You will have seen the major changes being proposed. But what’s behind the suggested alterations? We go through them with Rickman, who outlined his thoughts to GCMA delegates.
Dropping the ball
Proposal: “You will be able to drop a ball from any distance above the ground, provided it doesn’t touch anything and falls through the air when dropped.”
Rickman says: “We were very keen to try and streamline and simplify the means by which we get the ball back into play.
“Over the years that process had become very complex. You had to drop the ball in a very precise way. Then if it bounces somewhere you had to know one of nine possible situations in which that drop didn’t count or had to be carried out again.
“So the motivation behind the changes to the dropping procedure is to remove those procedural elements.
“We talked long and hard about possibly placing the ball. But, particularly for free relief and free relief in the rough, we were uncomfortable with the notion that, in those circumstances, if you allowed placing a player would effectively always get the best possible lie they could get. That just didn’t feel right.”
Time for ball search
Proposal: “Three minutes will be the maximum allotted time to search for a ball, rather than the current five minutes”.
Rickman says: “The game takes a long time. We think this is a way in which we can speed it up.”
Proposal: “You may take relief for an embedded ball anywhere in the ‘general area’ (except in sand). ‘General area’ is the new term for ‘through the green’.”
Rickman says: “This is the one that, certainly in the UK, it’s very common for relief not to be extended by a local rule. The current rule talks about it really being a closely mown area. We are looking to reverse that. When you look at the rules worldwide, it’s more common for the embedded ball rule to be applied throughout the golf course, including the rough. That is what the new rules will deal with.”
Ball in motion accidentally deflected
Proposal: “If a ball in motion is accidentally deflected by you or your equipment, there will be no penalty and the ball will be played from where it comes to rest.”
Rickman says: “Things obviously happen to a ball in motion and we feel that this is, in essence, an accident of play.
“Going forward, if the ball accidentally comes back and hits you, your caddie, equipment, someone attending the flagstick, we are not going to apply a penalty.”
Repairing spike marks
Proposal: “It will be OK to repair spike marks and any other damage done by shoes, damage from a club and almost all other damage on the putting green.”

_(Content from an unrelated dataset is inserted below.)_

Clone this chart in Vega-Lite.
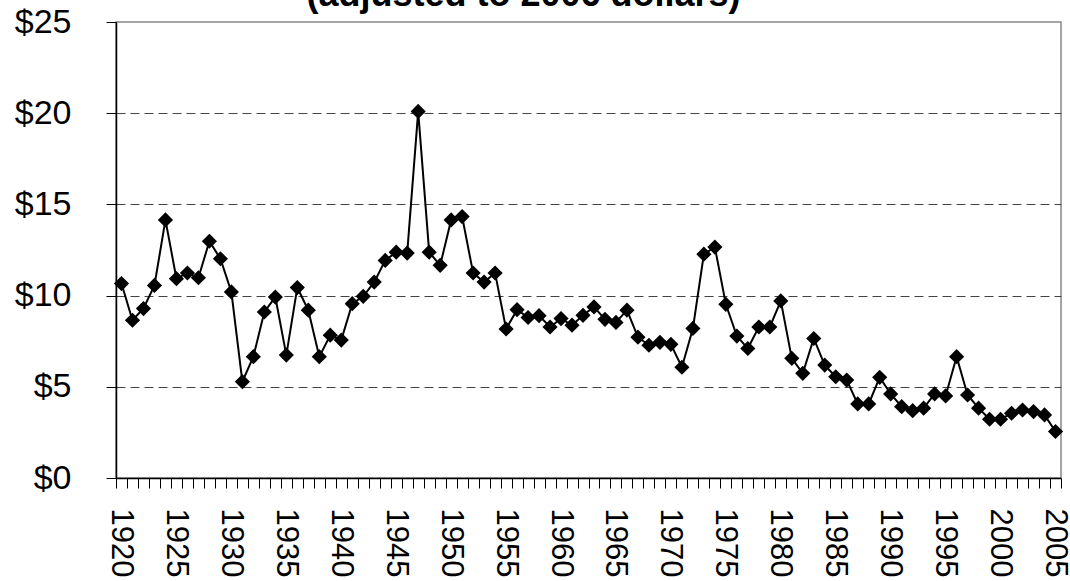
{
  "$schema": "https://vega.github.io/schema/vega-lite/v6.json",
  "width": 945,
  "height": 456,
  "autosize": {"type": "none"},
  "padding": {"left": 116, "top": 22, "right": 9, "bottom": 103},
  "background": "white",
  "title": {
    "text": "(adjusted to 2006 dollars)",
    "font": "Liberation Sans",
    "fontSize": 36,
    "fontWeight": "bold",
    "color": "black",
    "anchor": "middle",
    "baseline": "alphabetic",
    "offset": -37,
    "dx": -65
  },
  "config": {
    "view": {"stroke": "#888888", "strokeWidth": 1.5},
    "axis": {"labelFont": "Liberation Sans", "labelColor": "black", "domainColor": "black", "tickColor": "black"}
  },
  "data": {
    "values": [
      {"year": 1920, "value": 10.66}, {"year": 1921, "value": 8.65}, {"year": 1922, "value": 9.29},
      {"year": 1923, "value": 10.56}, {"year": 1924, "value": 14.15}, {"year": 1925, "value": 10.93},
      {"year": 1926, "value": 11.24}, {"year": 1927, "value": 10.98}, {"year": 1928, "value": 12.98},
      {"year": 1929, "value": 12.02}, {"year": 1930, "value": 10.2}, {"year": 1931, "value": 5.28},
      {"year": 1932, "value": 6.65}, {"year": 1933, "value": 9.1}, {"year": 1934, "value": 9.92},
      {"year": 1935, "value": 6.74}, {"year": 1936, "value": 10.44}, {"year": 1937, "value": 9.2},
      {"year": 1938, "value": 6.65}, {"year": 1939, "value": 7.83}, {"year": 1940, "value": 7.56},
      {"year": 1941, "value": 9.56}, {"year": 1942, "value": 9.96}, {"year": 1943, "value": 10.74},
      {"year": 1944, "value": 11.93}, {"year": 1945, "value": 12.38}, {"year": 1946, "value": 12.33},
      {"year": 1947, "value": 20.1}, {"year": 1948, "value": 12.38}, {"year": 1949, "value": 11.66},
      {"year": 1950, "value": 14.15}, {"year": 1951, "value": 14.33}, {"year": 1952, "value": 11.24},
      {"year": 1953, "value": 10.74}, {"year": 1954, "value": 11.24}, {"year": 1955, "value": 8.17},
      {"year": 1956, "value": 9.23}, {"year": 1957, "value": 8.8}, {"year": 1958, "value": 8.9},
      {"year": 1959, "value": 8.28}, {"year": 1960, "value": 8.74}, {"year": 1961, "value": 8.38},
      {"year": 1962, "value": 8.92}, {"year": 1963, "value": 9.38}, {"year": 1964, "value": 8.7},
      {"year": 1965, "value": 8.53}, {"year": 1966, "value": 9.2}, {"year": 1967, "value": 7.72},
      {"year": 1968, "value": 7.28}, {"year": 1969, "value": 7.44}, {"year": 1970, "value": 7.33},
      {"year": 1971, "value": 6.07}, {"year": 1972, "value": 8.2}, {"year": 1973, "value": 12.27},
      {"year": 1974, "value": 12.66}, {"year": 1975, "value": 9.52}, {"year": 1976, "value": 7.78},
      {"year": 1977, "value": 7.1}, {"year": 1978, "value": 8.28}, {"year": 1979, "value": 8.28},
      {"year": 1980, "value": 9.71}, {"year": 1981, "value": 6.56}, {"year": 1982, "value": 5.74},
      {"year": 1983, "value": 7.65}, {"year": 1984, "value": 6.19}, {"year": 1985, "value": 5.55},
      {"year": 1986, "value": 5.37}, {"year": 1987, "value": 4.06}, {"year": 1988, "value": 4.06},
      {"year": 1989, "value": 5.52}, {"year": 1990, "value": 4.61}, {"year": 1991, "value": 3.91},
      {"year": 1992, "value": 3.69}, {"year": 1993, "value": 3.83}, {"year": 1994, "value": 4.61},
      {"year": 1995, "value": 4.5}, {"year": 1996, "value": 6.65}, {"year": 1997, "value": 4.55},
      {"year": 1998, "value": 3.83}, {"year": 1999, "value": 3.22}, {"year": 2000, "value": 3.22},
      {"year": 2001, "value": 3.55}, {"year": 2002, "value": 3.73}, {"year": 2003, "value": 3.64},
      {"year": 2004, "value": 3.46}, {"year": 2005, "value": 2.55}
    ]
  },
  "encoding": {
    "x": {
      "field": "year",
      "type": "quantitative",
      "scale": {"domain": [1919.5, 2005.5], "nice": false, "zero": false},
      "axis": {
        "title": null,
        "values": [1919.5,1920.5,1921.5,1922.5,1923.5,1924.5,1925.5,1926.5,1927.5,1928.5,1929.5,1930.5,1931.5,1932.5,1933.5,1934.5,1935.5,1936.5,1937.5,1938.5,1939.5,1940.5,1941.5,1942.5,1943.5,1944.5,1945.5,1946.5,1947.5,1948.5,1949.5,1950.5,1951.5,1952.5,1953.5,1954.5,1955.5,1956.5,1957.5,1958.5,1959.5,1960.5,1961.5,1962.5,1963.5,1964.5,1965.5,1966.5,1967.5,1968.5,1969.5,1970.5,1971.5,1972.5,1973.5,1974.5,1975.5,1976.5,1977.5,1978.5,1979.5,1980.5,1981.5,1982.5,1983.5,1984.5,1985.5,1986.5,1987.5,1988.5,1989.5,1990.5,1991.5,1992.5,1993.5,1994.5,1995.5,1996.5,1997.5,1998.5,1999.5,2000.5,2001.5,2002.5,2003.5,2004.5,2005.5],
        "labelExpr": "((datum.value + 0.5) % 5 == 0 && datum.value < 2005) ? toString(datum.value + 0.5) : ''",
        "labelOffset": 4.5,
        "labelAngle": 90,
        "labelAlign": "left",
        "labelBaseline": "middle",
        "labelFontSize": 31,
        "labelPadding": 20,
        "labelOverlap": false,
        "labelFlush": false,
        "labelBound": false,
        "tickSize": 10,
        "tickWidth": 1,
        "domainWidth": 1.5,
        "grid": false
      }
    },
    "y": {
      "field": "value",
      "type": "quantitative",
      "scale": {"domain": [0, 25], "nice": false},
      "axis": {
        "title": null,
        "values": [0, 5, 10, 15, 20, 25],
        "labelExpr": "'$' + datum.value",
        "labelFontSize": 34,
        "labelPadding": 35,
        "tickSize": 10,
        "tickWidth": 1,
        "domainWidth": 1.5,
        "grid": true,
        "gridColor": "#444444",
        "gridDash": [9, 5],
        "gridWidth": 1,
        "gridOpacity": {"condition": {"test": "datum.value == 0 || datum.value == 25", "value": 0}, "value": 1}
      }
    }
  },
  "layer": [
    {"mark": {"type": "line", "color": "black", "strokeWidth": 2}},
    {"mark": {"type": "point", "shape": "diamond", "filled": true, "color": "black", "opacity": 1, "size": 230}}
  ]
}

Rickman says: ‘Repairing damage (was) one where we thought about this long and hard – very conscious that one of our primary aims was to speed the game up and allowing more repairs seems to be taking a step in the wrong direction there.

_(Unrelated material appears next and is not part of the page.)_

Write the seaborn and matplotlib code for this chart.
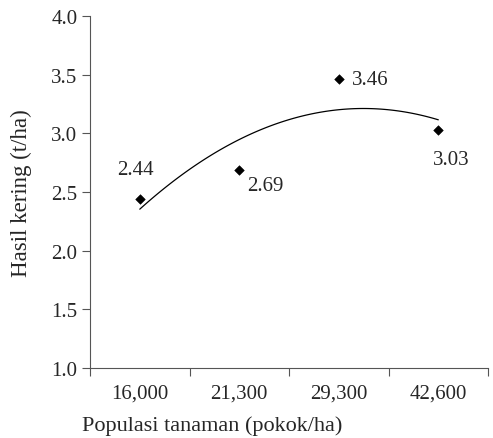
import numpy as np
import matplotlib
matplotlib.use("Agg")
import matplotlib.pyplot as plt
import seaborn as sns

# =============================
# DATA
# =============================
populasi = ["16,000", "21,300", "29,300", "42,600"]
hasil = [2.44, 2.69, 3.46, 3.03]
label_hasil = ["2.44", "2.69", "3.46", "3.03"]
y_ticks = [1.0, 1.5, 2.0, 2.5, 3.0, 3.5, 4.0]

# =============================
# STYLE
# =============================
sns.set_style("ticks")
plt.rcParams['font.family'] = ['Liberation Serif', 'DejaVu Serif']
plt.rcParams['font.size'] = 15

fig = plt.figure(figsize=(4.93, 4.39), dpi=100)
ax = fig.add_axes([0.1826, 0.1595, 0.8074, 0.8015])

pos = np.arange(len(populasi))

# trend line (2nd order fit)
sns.regplot(x=pos, y=hasil, order=2, scatter=False, ci=None, ax=ax,
            line_kws=dict(color="black", lw=0.9))

# points
sns.scatterplot(x=pos, y=hasil, marker="D", s=24, color="black",
                edgecolor="black", ax=ax, zorder=5)

# labels (offset in points)
offsets = [(-3.4, 21), (18.5, -11), (22.5, 0.3), (9.2, -21)]
for xi, yi, txt, off in zip(pos, hasil, label_hasil, offsets):
    ax.annotate(txt, (xi, yi), xytext=off, textcoords="offset points",
                ha="center", va="center", fontsize=15)

# axes
ax.set_xlim(-0.5, len(populasi) - 0.5)
ax.set_ylim(1.0, 4.0)
ax.set_yticks(y_ticks)
ax.set_yticklabels([f"{t:.1f}" for t in y_ticks], fontsize=15)

ax.set_xticks(np.arange(-0.5, len(populasi), 1.0))
ax.set_xticklabels([])
ax.set_xticks(pos, minor=True)
ax.set_xticklabels(populasi, minor=True, fontsize=15)
ax.tick_params(axis="x", which="minor", length=0, pad=11)
ax.tick_params(axis="both", which="major", length=6, width=0.8, color="#555555")
ax.tick_params(axis="y", which="major", pad=3)

for side in ["top", "right"]:
    ax.spines[side].set_visible(False)
for side in ["left", "bottom"]:
    ax.spines[side].set_linewidth(0.8)
    ax.spines[side].set_color("#555555")

ax.set_ylabel("Hasil kering (t/ha)", fontsize=16.5, labelpad=14)
ax.set_xlabel("")
fig.text(82 / 493, 1 - 426 / 439, "Populasi tanaman (pokok/ha)",
         ha="left", va="center", fontsize=16)

fig.savefig("out.png", dpi=100)
plt.close(fig)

“But I think if you imagine the circumstances where this is allowed, we believe that every player is going to be repairing bits of damage so I think the general condition of putting greens is going to be kept at a much higher level.”
Leaving the flagstick in the hole
Proposal: “If you make a stroke from on the green and your ball hits the flagstick in the hole, there will be no penalty.”

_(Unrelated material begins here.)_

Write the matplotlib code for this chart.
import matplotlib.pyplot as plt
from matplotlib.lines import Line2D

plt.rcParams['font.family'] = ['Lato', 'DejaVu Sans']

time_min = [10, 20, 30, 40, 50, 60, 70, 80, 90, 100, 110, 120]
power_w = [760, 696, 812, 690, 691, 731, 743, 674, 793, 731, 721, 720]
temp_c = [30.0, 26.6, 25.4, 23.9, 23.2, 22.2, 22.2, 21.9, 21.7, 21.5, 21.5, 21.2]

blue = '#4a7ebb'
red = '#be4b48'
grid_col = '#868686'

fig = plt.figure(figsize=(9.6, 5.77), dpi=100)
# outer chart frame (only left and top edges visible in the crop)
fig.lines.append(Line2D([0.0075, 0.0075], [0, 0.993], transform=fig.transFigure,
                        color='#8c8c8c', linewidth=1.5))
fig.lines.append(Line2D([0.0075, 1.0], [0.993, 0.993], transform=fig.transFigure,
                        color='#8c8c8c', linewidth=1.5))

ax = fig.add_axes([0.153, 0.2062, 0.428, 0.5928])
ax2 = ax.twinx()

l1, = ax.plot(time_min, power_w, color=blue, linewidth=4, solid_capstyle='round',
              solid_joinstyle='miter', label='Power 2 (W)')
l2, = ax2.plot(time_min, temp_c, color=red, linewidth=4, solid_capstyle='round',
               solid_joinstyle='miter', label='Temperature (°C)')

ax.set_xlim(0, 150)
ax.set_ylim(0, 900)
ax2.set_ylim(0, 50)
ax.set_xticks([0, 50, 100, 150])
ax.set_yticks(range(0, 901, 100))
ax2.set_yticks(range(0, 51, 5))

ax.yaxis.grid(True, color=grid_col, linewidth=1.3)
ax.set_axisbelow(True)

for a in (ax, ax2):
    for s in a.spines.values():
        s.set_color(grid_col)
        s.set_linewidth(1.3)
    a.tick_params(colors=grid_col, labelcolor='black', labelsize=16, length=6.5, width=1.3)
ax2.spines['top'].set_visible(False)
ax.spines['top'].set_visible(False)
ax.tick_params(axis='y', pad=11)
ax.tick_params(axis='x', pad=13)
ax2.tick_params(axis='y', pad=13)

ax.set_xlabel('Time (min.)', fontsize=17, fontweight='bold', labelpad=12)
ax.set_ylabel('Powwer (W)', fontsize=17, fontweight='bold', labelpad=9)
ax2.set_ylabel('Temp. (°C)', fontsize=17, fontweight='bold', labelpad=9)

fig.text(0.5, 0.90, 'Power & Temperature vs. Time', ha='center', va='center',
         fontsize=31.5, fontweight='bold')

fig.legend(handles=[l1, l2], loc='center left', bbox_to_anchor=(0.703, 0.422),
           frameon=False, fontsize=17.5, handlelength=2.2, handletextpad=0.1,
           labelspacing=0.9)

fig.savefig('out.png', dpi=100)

Rickman says: “We’re going to allow people to putt with the flagstick in the hole, particularly when putting from distance in recreational golf and amateur golf. We think this will save a lot of time.”
Relaxed rules in a penalty area
Proposal: “You are allowed to ground your club and remove loose impediments in a penalty area (an expanded concept of water hazards).”
Rickman says: “We are not applying the same restrictions to touching a water hazard that exist at the moment.”
Proposals: “There is no longer a penalty if you touch or move loose impediments in a bunker.
“You are now prohibited only from touching the sand (1) with your hand or club to test the condition of the bunker or (2) with your club in the area right behind or in front of the ball, in making a practice swing or in making the backswing for your stroke
“For two penalty strokes, you may take relief outside the bunker by dropping a ball back on a line from the hole through where your ball was at rest in the bunker.”
Rickman says: “We are going to allow the touching and removing of loose impediments in a bunker. It’s not really part of the strategic challenge of the bunker. Most people find them hard enough to extract themselves from.
“We think that allowing people to touch loose impediments is a simplification and again removes the possibility of technical penalties.
“To try and help new players to the game, there will be an unplayable ball option that will allow players to get out of the bunker, without playing a stroke, but it is going to cost them two penalty strokes and they are going to have to go in behind the bunker.
“So it is always about trying to balance enabling people to keep playing golf but, equally so, we really want people to try and play from the bunkers – that’s the point of them.”
Replacing a damaged club
Proposal: “You will not be allowed to replace a damaged club during the round if you were responsible for the damage.”
Rickman says: “The current rule is horribly complicated where you have to try and find out: how did the damage happen? Is the club now unfit for play? Have the playing characteristics changed? You’ve got to ask a whole series of questions.
“The new rules are going to say ‘you’ve got 14 clubs, look after them’. If you damage one of them, you can continue to use it in its damaged state. However, you have damaged it, but we are not going to allow you to replace it.
“If you can, and you are able to, you can repair the club.”
Distance measuring devices
Proposal: “You may use DMDs to measure distance, except when prohibited by local rule.”
Rickman says: “A bit like with embedded balls, we are reversing the local rule so the common practice today is to allow distance measuring devices. That’s what the rule will say.